American basketball player

Andy Kaufmann (born c. 1970) is a former basketball 6'5 or 6'6 swingman/small forward who starred at the University of Illinois during the late 1980s and early 1990s.

==High school==
Kaufmann began his career at Routt Catholic High School in Jacksonville, Illinois. After playing alongside his brother Kevin for one year, he transferred where he starred at Jacksonville High School in Jacksonville, where his 3160 career points ranks him second all-time in the state. He is one of only five players to score over 3,000 points in his career. He scored 50 points in a game three times.

==Illinois career==
Kaufmann started his Fighting Illini career as a freshman in 1988–89, averaging 4.3 points per game in 12 games for the Illini's Final Four team. As a sophomore in 1989–90, Kaufmann averaged 9.8 points in 29 games.

Kaufmann averaged 21.3 ppg as a junior in 1990–91, leading the team. His 660-point scored that season rank as the second highest single season point total in Fighting Illini history. On December 3, 1990, Kaufmann scored 46 points against Wisconsin-Milwaukee, the second highest single game point total in Fighting Illini men's basketball history.

Kaufmann did not play in the 1991–92 season, due to academic suspension. In the 1992–93 season, Kaufmann averaged 17.3 points as a senior.

Kaufmann is perhaps best remembered for his 3-point buzzer beater on February 4, 1993, gave the Illini a one-point victory over the ninth-ranked Iowa Hawkeyes. IlliniHQ.com rates this the 4th greatest moment in Illini basketball history.

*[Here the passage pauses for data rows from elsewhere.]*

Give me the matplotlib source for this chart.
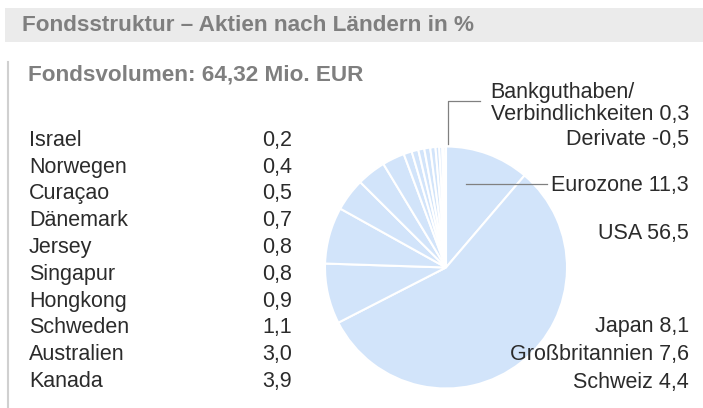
import matplotlib.pyplot as plt
from matplotlib.lines import Line2D

plt.rcParams['font.family'] = ['Liberation Sans', 'DejaVu Sans']

title = 'Fondsstruktur – Aktien nach Ländern in %'
volume = 'Fondsvolumen: 64,32 Mio. EUR'

# linke Liste (kleine Positionen)
listNames = ['Israel', 'Norwegen', 'Curaçao', 'Dänemark', 'Jersey', 'Singapur',
             'Hongkong', 'Schweden', 'Australien', 'Kanada']
listValues = [0.2, 0.4, 0.5, 0.7, 0.8, 0.8, 0.9, 1.1, 3.0, 3.9]

# große Positionen rechts
bigNames = ['Eurozone', 'USA', 'Japan', 'Großbritannien', 'Schweiz']
bigValues = [11.3, 56.5, 8.1, 7.6, 4.4]

cashName = 'Bankguthaben/\nVerbindlichkeiten'
cashValue = 0.3
derivName = 'Derivate'
derivValue = -0.5

def fmt(v):
    return ('%.1f' % v).replace('.', ',')

W, H = 703, 408
fig = plt.figure(figsize=(W/100, H/100), dpi=100)
bg = fig.add_axes([0, 0, 1, 1])
bg.set_xlim(0, W)
bg.set_ylim(H, 0)
bg.axis('off')
bg.set_zorder(3)

grey = '#7f7f7f'
dark = '#2b2b2b'
fs = 15.5

# Kopfzeile
bg.add_patch(plt.Rectangle((5, 8), W - 5, 34, color='#ebebeb', lw=0))
bg.text(22, 31, title, fontsize=16.2, fontweight='bold', color=grey, va='baseline')
bg.add_line(Line2D([7.5, 7.5], [62, H], color='#d0d0d0', lw=1.5))
bg.text(28, 80, volume, fontsize=16.2, fontweight='bold', color=grey, va='baseline')

# Liste
rowY = [146 + i * 26.75 for i in range(len(listNames))]
for n, v, y in zip(listNames, listValues, rowY):
    bg.text(29, y, n, fontsize=fs, color=dark, va='baseline')
    bg.text(292, y, fmt(v), fontsize=fs, color=dark, va='baseline', ha='right')

# Pie: Reihenfolge im Uhrzeigersinn ab 12 Uhr
pieValues = bigValues + listValues[::-1] + [cashValue]
cx, cy, r = 446, 267.5, 121
pax = fig.add_axes([(cx - r)/W, (H - cy - r)/H, 2*r/W, 2*r/H])
pax.pie(pieValues, startangle=90, counterclock=False, radius=1,
        colors=['#d2e4fa'] * len(pieValues),
        wedgeprops=dict(edgecolor='white', linewidth=1.5))
pax.set_xlim(-1, 1)
pax.set_ylim(-1, 1)
pax.axis('off')

# rechte Beschriftungen
rx = 689
bg.text(rx, 120, cashName + ' ' + fmt(cashValue), fontsize=fs, color=dark,
        va='baseline', ha='right', multialignment='left', linespacing=1.05)
bg.text(rx, 145, derivName + ' ' + fmt(derivValue), fontsize=fs, color=dark, va='baseline', ha='right')
bigY = [191, 239, 332, 360, 388]
for n, v, y in zip(bigNames, bigValues, bigY):
    bg.text(rx, y, n + ' ' + fmt(v), fontsize=fs, color=dark, va='baseline', ha='right')

# Führungslinien
bg.add_line(Line2D([448, 448, 480], [144, 101, 101], color='#808080', lw=0.9))
bg.add_line(Line2D([466, 547], [184, 184], color='#808080', lw=0.9))

fig.savefig('out.png', dpi=100)
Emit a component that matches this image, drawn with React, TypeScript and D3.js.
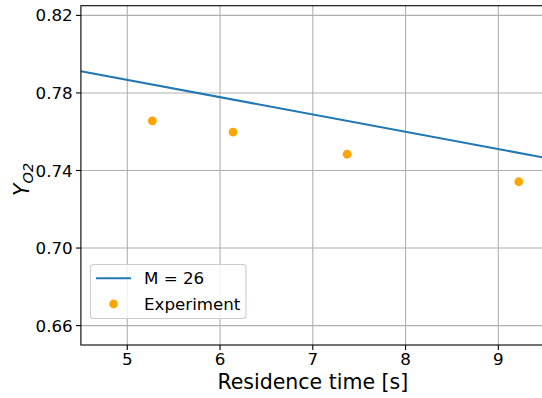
import React from "react";
import * as d3 from "d3";

// Model curve (M = 26) and measured points
const modelTime = [4.5, 9.5];
const modelY = [0.7912, 0.7466];
const expTime = [5.27, 6.14, 7.37, 9.22];
const expY = [0.7656, 0.7598, 0.7484, 0.7342];
const xTicks = [5, 6, 7, 8, 9];
const yTicks = [0.66, 0.70, 0.74, 0.78, 0.82];

const W = 542;
const H = 398;
const M = { left: 80.9, right: 544.7, top: 5.7, bottom: 345 };
const FONT = "DejaVu Sans, sans-serif";

export default function App() {
  const x = d3.scaleLinear().domain([4.5, 9.5]).range([M.left, M.right]);
  const y = d3.scaleLinear().domain([0.65, 0.825]).range([M.bottom, M.top]);
  const line = d3
    .line<number>()
    .x((_, i) => x(modelTime[i]))
    .y((d) => y(d));

  return (
    <svg
      width={W}
      height={H}
      style={{ position: "fixed", left: 0, top: 0, background: "#fff" }}
      fontFamily={FONT}
    >
      <defs>
        <clipPath id="plot">
          <rect x={M.left} y={M.top} width={M.right - M.left} height={M.bottom - M.top} />
        </clipPath>
      </defs>
      {/* grid */}
      {xTicks.map((t) => (
        <line key={"gx" + t} x1={x(t)} x2={x(t)} y1={M.top} y2={M.bottom} stroke="#b0b0b0" strokeWidth={1.1} />
      ))}
      {yTicks.map((t) => (
        <line key={"gy" + t} x1={M.left} x2={M.right} y1={y(t)} y2={y(t)} stroke="#b0b0b0" strokeWidth={1.1} />
      ))}
      <g clipPath="url(#plot)">
        <path d={line(modelY) || ""} fill="none" stroke="#1f77b4" strokeWidth={2.1} />
        {expTime.map((t, i) => (
          <circle key={i} cx={x(t)} cy={y(expY[i])} r={4.4} fill="#ffa500" />
        ))}
      </g>
      {/* spines */}
      <rect x={M.left} y={M.top} width={M.right - M.left} height={M.bottom - M.top} fill="none" stroke="#000" strokeWidth={1.1} />
      {/* x ticks */}
      {xTicks.map((t) => (
        <g key={"tx" + t}>
          <line x1={x(t)} x2={x(t)} y1={M.bottom} y2={M.bottom + 4.9} stroke="#000" strokeWidth={1.1} />
          <text x={x(t)} y={365} textAnchor="middle" fontSize={16.7} fill="#000">{t}</text>
        </g>
      ))}
      {/* y ticks */}
      {yTicks.map((t) => (
        <g key={"ty" + t}>
          <line x1={M.left - 4.9} x2={M.left} y1={y(t)} y2={y(t)} stroke="#000" strokeWidth={1.1} />
          <text x={72.7} y={y(t)} dy="0.36em" textAnchor="end" fontSize={16.7} fill="#000">{t.toFixed(2)}</text>
        </g>
      ))}
      {/* axis labels */}
      <text x={(M.left + M.right) / 2} y={389} textAnchor="middle" fontSize={20.5} fill="#000">Residence time [s]</text>
      <text transform={`translate(29, ${(M.top + M.bottom) / 2 + 4}) rotate(-90)`} textAnchor="middle" fontSize={20.5} fill="#000">
        <tspan fontStyle="italic">Y</tspan>
        <tspan fontStyle="italic" fontSize={14.5} dy={4}>O2</tspan>
      </text>
      {/* legend */}
      <g>
        <rect x={90.5} y={264.5} width={155.5} height={54} rx={3} fill="#fff" fillOpacity={0.8} stroke="#cccccc" strokeWidth={1.1} />
        <line x1={96} x2={131} y1={278.3} y2={278.3} stroke="#1f77b4" strokeWidth={2.1} />
        <text x={144} y={278.3} dy="0.36em" fontSize={16.7} fill="#000">M = 26</text>
        <circle cx={113.5} cy={304} r={4.4} fill="#ffa500" />
        <text x={144} y={304} dy="0.36em" fontSize={16.7} fill="#000">Experiment</text>
      </g>
    </svg>
  );
}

As of 2013, Kaufmann is the Fighting Illini's 10th all-time leading scorer with 1,533 points, a total which ranked fourth on the all-time list at the completion of his playing eligibility. As of 1999, he was the 8th all-time Illini player for made 3-point field goals with 105 in (276 attempts).

==Pro basketball==
Kaufmann was drafted in the 7th (and final) round, 107 overall, of the 1993 CBA amateur draft by Wichita Falls Texans. He was also drafted in the Open Phase 5th round (38th overall) of the 1993 USBL draft, by Daytona Beach Hooters. Although he received offers to play overseas, Kaufmann was burnt out of basketball after his senior year and decided to give it up. He made his first trip back to the University of Illinois during the 25th anniversary of the Flying Illini celebration. He currently works at the Blind and Deaf School in Jacksonville.